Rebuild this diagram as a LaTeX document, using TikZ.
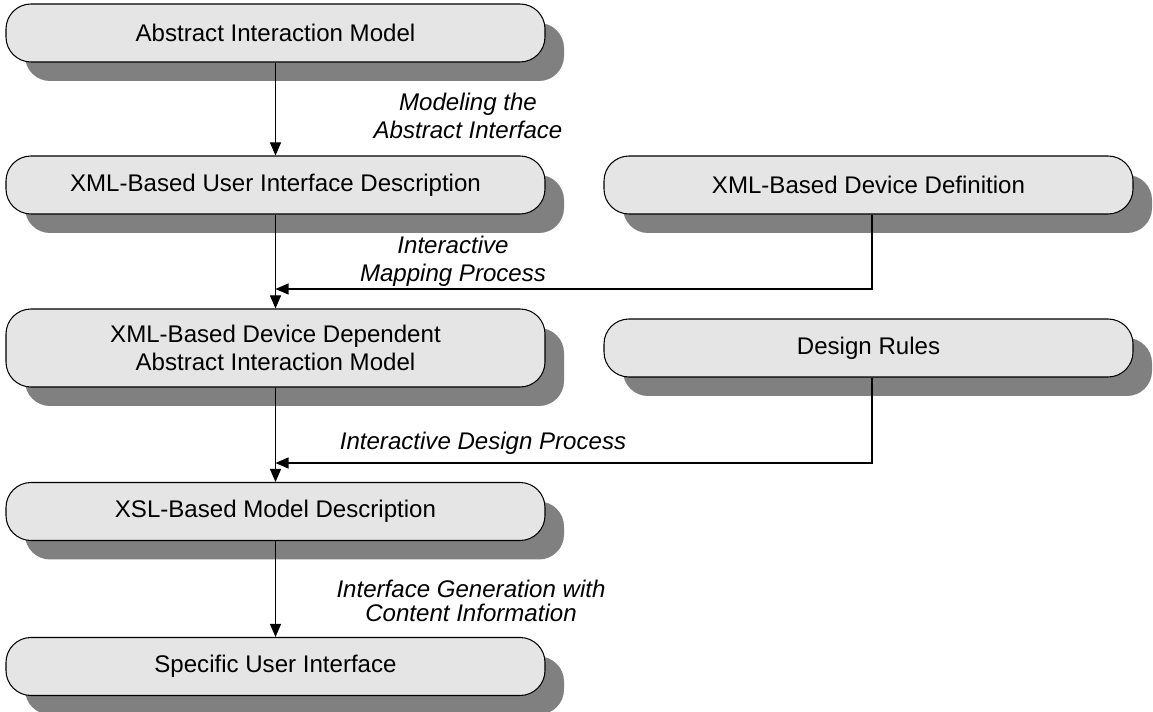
\documentclass[tikz,border=0pt]{standalone}
\usepackage{fontspec}
\setmainfont{Liberation Sans}
\usetikzlibrary{shadows,arrows.meta}

\begin{document}
\begin{tikzpicture}[
    stage/.style={draw, line width=0.6pt, fill=black!10, rounded corners=0.5cm,
        minimum width=10.78cm, minimum height=1.16cm, align=center,
        font=\fontsize{13.7}{15.5}\selectfont,
        drop shadow={shadow xshift=0.38cm, shadow yshift=-0.38cm, opacity=1, fill=black!50}},
    proc/.style={align=center, font=\fontsize{13.7}{16}\selectfont\itshape},
    flow/.style={-{Triangle[length=0.26cm,width=0.22cm]}, line width=0.6pt}]
    \useasboundingbox (0,0) rectangle (23.06,-14.24);

    % main chain on the left
    \node[stage] (aim) at (5.51,-0.66) {Abstract Interaction Model};
    \node[stage] (xmlui) at (5.51,-3.70) {XML-Based User Interface Description};
    \node[stage, minimum height=1.56cm] (devmodel) at (5.51,-6.96) {XML-Based Device Dependent\\Abstract Interaction Model};
    \node[stage] (xslmodel) at (5.51,-10.23) {XSL-Based Model Description};
    \node[stage] (specui) at (5.51,-13.33) {Specific User Interface};

    % inputs on the right
    \node[stage, minimum width=10.58cm] (devdef) at (17.37,-3.70) {XML-Based Device Definition};
    \node[stage, minimum width=10.58cm] (rules) at (17.37,-6.96) {Design Rules};

    % where the side inputs join
    \coordinate (mapjoin) at (5.51,-5.78);
    \coordinate (designjoin) at (5.51,-9.26);

    \draw[flow] (aim) -- (xmlui);
    \draw[flow] (xmlui) -- (devmodel);
    \draw[flow] (devmodel) -- (xslmodel);
    \draw[flow] (xslmodel) -- (specui);
    \draw[flow] ([xshift=0.07cm]devdef.south) |- (mapjoin);
    \draw[flow] ([xshift=0.07cm]rules.south) |- (designjoin);

    % process labels
    \node[proc] (modlbl) at (9.36,-2.32) {Modeling the\\Abstract Interface};
    \node[proc] (maplbl) at (9.06,-5.23) {Interactive\\Mapping Process};
    \node[proc] (designlbl) at (9.66,-8.86) {Interactive Design Process};
    \node[proc, font=\fontsize{13.7}{14}\selectfont\itshape] (genlbl) at (9.42,-12.02) {Interface Generation with\\Content Information};
\end{tikzpicture}
\end{document}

════

What the exercise asks ->
Go from the first line of the data above to the line containing "(specui) at (5.51,-13.33)" and retype exactly those lines, both included, but none of the pictures.

The response ->
Rebuild this diagram as a LaTeX document, using TikZ.
\documentclass[tikz,border=0pt]{standalone}
\usepackage{fontspec}
\setmainfont{Liberation Sans}
\usetikzlibrary{shadows,arrows.meta}

\begin{document}
\begin{tikzpicture}[
    stage/.style={draw, line width=0.6pt, fill=black!10, rounded corners=0.5cm,
        minimum width=10.78cm, minimum height=1.16cm, align=center,
        font=\fontsize{13.7}{15.5}\selectfont,
        drop shadow={shadow xshift=0.38cm, shadow yshift=-0.38cm, opacity=1, fill=black!50}},
    proc/.style={align=center, font=\fontsize{13.7}{16}\selectfont\itshape},
    flow/.style={-{Triangle[length=0.26cm,width=0.22cm]}, line width=0.6pt}]
    \useasboundingbox (0,0) rectangle (23.06,-14.24);

    % main chain on the left
    \node[stage] (aim) at (5.51,-0.66) {Abstract Interaction Model};
    \node[stage] (xmlui) at (5.51,-3.70) {XML-Based User Interface Description};
    \node[stage, minimum height=1.56cm] (devmodel) at (5.51,-6.96) {XML-Based Device Dependent\\Abstract Interaction Model};
    \node[stage] (xslmodel) at (5.51,-10.23) {XSL-Based Model Description};
    \node[stage] (specui) at (5.51,-13.33) {Specific User Interface};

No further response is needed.